The bad news is that we have definitely reached peak capacity for movies and TV comedies about the chaos that ensues after a lifetime of secret sperm donation. After that Vince Vaughn nightmare Delivery Man, I thought it was over, but here we are.
The good news is that Sisters, the latest iteration in the strangely specific yet popular genre, isn't half terrible. After a dying IVF pioneer Julius Bechley confesses to using his own sperm with thousands of his fertility clients over three decades, the Australian dramedy follows the three women who all become connected by one old man who was very, very bad at his job.
Made by Imogen Banks and Jonathan Gavin, the same creative team behind Aussie comedy comfort food Offspring and Puberty Blues, Sisters is a women-fronted series about what happens when you lose - or gain - a massive part of your identity in your 30s.
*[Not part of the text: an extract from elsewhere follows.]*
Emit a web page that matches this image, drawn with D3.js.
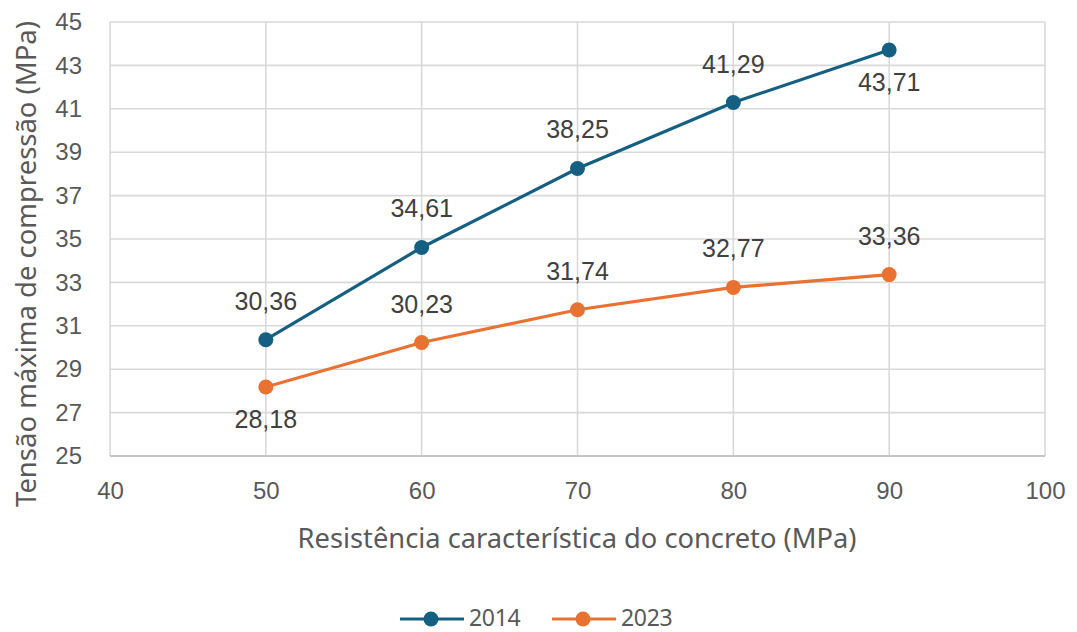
<!DOCTYPE html>
<html>
<head>
<meta charset="utf-8">
<script src="https://cdn.jsdelivr.net/npm/d3@7"></script>
<style>
  html, body { margin: 0; padding: 0; background: #fff; }
  svg { display: block; }
</style>
</head>
<body>
<svg id="chart" width="1077" height="632"></svg>
<script>
// Data
const fck = [50, 60, 70, 80, 90];
const values2014 = [30.36, 34.61, 38.25, 41.29, 43.71];
const values2023 = [28.18, 30.23, 31.74, 32.77, 33.36];
const seriesNames = ["2014", "2023"];
const seriesColors = ["#156082", "#E97132"];
// label placement per point: "above" or "below"
const labelPos2014 = ["above", "above", "above", "above", "below"];
const labelPos2023 = ["below", "above", "above", "above", "above"];
const xTicks = [40, 50, 60, 70, 80, 90, 100];
const yTicks = [25, 27, 29, 31, 33, 35, 37, 39, 41, 43, 45];

const svg = d3.select("#chart");
const W = 1077, H = 632;
const margin = { left: 110, right: W - 1045, top: 22, bottom: H - 456 };

const x = d3.scaleLinear().domain([40, 100]).range([margin.left, W - margin.right]);
const y = d3.scaleLinear().domain([25, 45]).range([H - margin.bottom, margin.top]);

const fmt = v => v.toFixed(2).replace(".", ",");
const gridColor = "#d9d9d9";
const textColor = "#595959";
const numFont = "'Liberation Sans', Arial, sans-serif";
const titleFont = "'Noto Sans', 'Open Sans', sans-serif";

// gridlines
svg.append("g")
  .selectAll("line")
  .data(yTicks)
  .join("line")
  .attr("x1", x(40)).attr("x2", x(100))
  .attr("y1", d => y(d)).attr("y2", d => y(d))
  .attr("stroke", gridColor).attr("stroke-width", 1.6);

svg.append("g")
  .selectAll("line")
  .data(xTicks)
  .join("line")
  .attr("y1", y(25)).attr("y2", y(45))
  .attr("x1", d => x(d)).attr("x2", d => x(d))
  .attr("stroke", gridColor).attr("stroke-width", 1.6);

// bottom axis line
svg.append("line")
  .attr("x1", x(40)).attr("x2", x(100)).attr("y1", y(25)).attr("y2", y(25))
  .attr("stroke", "#c4c4c4").attr("stroke-width", 1.8);

// axes (tick labels only)
const yAxis = d3.axisLeft(y).tickValues(yTicks).tickSize(0).tickPadding(28);
const gy = svg.append("g").attr("transform", `translate(${x(40)},0)`).call(yAxis);
gy.select(".domain").remove();
gy.selectAll("text")
  .attr("fill", textColor)
  .style("font-family", numFont)
  .style("font-size", "24px");

const xAxis = d3.axisBottom(x).tickValues(xTicks).tickSize(0).tickPadding(26);
const gx = svg.append("g").attr("transform", `translate(0,${y(25)})`).call(xAxis);
gx.select(".domain").remove();
gx.selectAll("text")
  .attr("fill", textColor)
  .style("font-family", numFont)
  .style("font-size", "24px");

// axis titles, sized to their span
function fitText(sel, target, base) {
  sel.style("font-size", base + "px");
  const len = sel.node().getComputedTextLength();
  if (len > 0) sel.style("font-size", (base * target / len).toFixed(2) + "px");
}

const xTitle = svg.append("text")
  .attr("x", 577)
  .attr("y", 548)
  .attr("text-anchor", "middle")
  .attr("fill", textColor)
  .style("font-family", titleFont)
  .text("Resistência característica do concreto (MPa)");
fitText(xTitle, 559, 26);

const yTitle = svg.append("text")
  .attr("transform", "translate(36,264) rotate(-90)")
  .attr("text-anchor", "middle")
  .attr("fill", textColor)
  .style("font-family", titleFont)
  .text("Tensão máxima de compressão (MPa)");
fitText(yTitle, 486, 24);

// series
const series = [
  { name: seriesNames[0], color: seriesColors[0], values: values2014, pos: labelPos2014 },
  { name: seriesNames[1], color: seriesColors[1], values: values2023, pos: labelPos2023 }
];

const line = d3.line().x(d => x(d.x)).y(d => y(d.y));

series.forEach(s => {
  const pts = fck.map((v, i) => ({ x: v, y: s.values[i], pos: s.pos[i] }));
  const g = svg.append("g");
  g.append("path")
    .datum(pts)
    .attr("d", line)
    .attr("fill", "none")
    .attr("stroke", s.color)
    .attr("stroke-width", 3.2);
  g.selectAll("circle")
    .data(pts)
    .join("circle")
    .attr("cx", d => x(d.x))
    .attr("cy", d => y(d.y))
    .attr("r", 7.5)
    .attr("fill", s.color);
  g.selectAll("text")
    .data(pts)
    .join("text")
    .attr("x", d => x(d.x))
    .attr("y", d => d.pos === "above" ? y(d.y) - 30 : y(d.y) + 41)
    .attr("text-anchor", "middle")
    .attr("fill", "#404040")
    .style("font-family", numFont)
    .style("font-size", "25px")
    .text(d => fmt(d.y));
});

// legend
const legendItems = [
  { name: seriesNames[0], color: seriesColors[0], x0: 400 },
  { name: seriesNames[1], color: seriesColors[1], x0: 552 }
];
const ly = 619;
legendItems.forEach(it => {
  const g = svg.append("g");
  g.append("line")
    .attr("x1", it.x0).attr("x2", it.x0 + 64)
    .attr("y1", ly).attr("y2", ly)
    .attr("stroke", it.color).attr("stroke-width", 3.2);
  g.append("circle")
    .attr("cx", it.x0 + 31).attr("cy", ly).attr("r", 7.5)
    .attr("fill", it.color);
  g.append("text")
    .attr("x", it.x0 + 69).attr("y", 626)
    .attr("fill", textColor)
    .style("font-family", titleFont)
    .style("font-size", "23px")
    .style("letter-spacing", "-0.3px")
    .text(it.name);
});
</script>
</body>
</html>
When hundreds of people come forward as suspected "Bechley Babies", for some reason only three of them are women. The trio all lead vastly different lives and are forced to figure out their relationship with each other, on top of figuring out themselves. Just like its television relatives, it's a family drama with as many stupidly funny moments as there are poignant ones.
There's Julia, who has been caring for Julius on his deathbed, only to escape late at night for quick booty calls in her local bar. Played by Maria Angelo, Julia's the shambles of the bunch, trapped in a bedpan-emptying twilight zone as the only child (or so she thought) of a dying parent. "I just want to feel alive and like… alive" she says, downing wine under red lights before having to return to her grim reality. The initial fierce protectiveness turns into a crazed optimism when the news breaks, her nuanced performance a reflection of how people oscillate when their lives are turned inside out.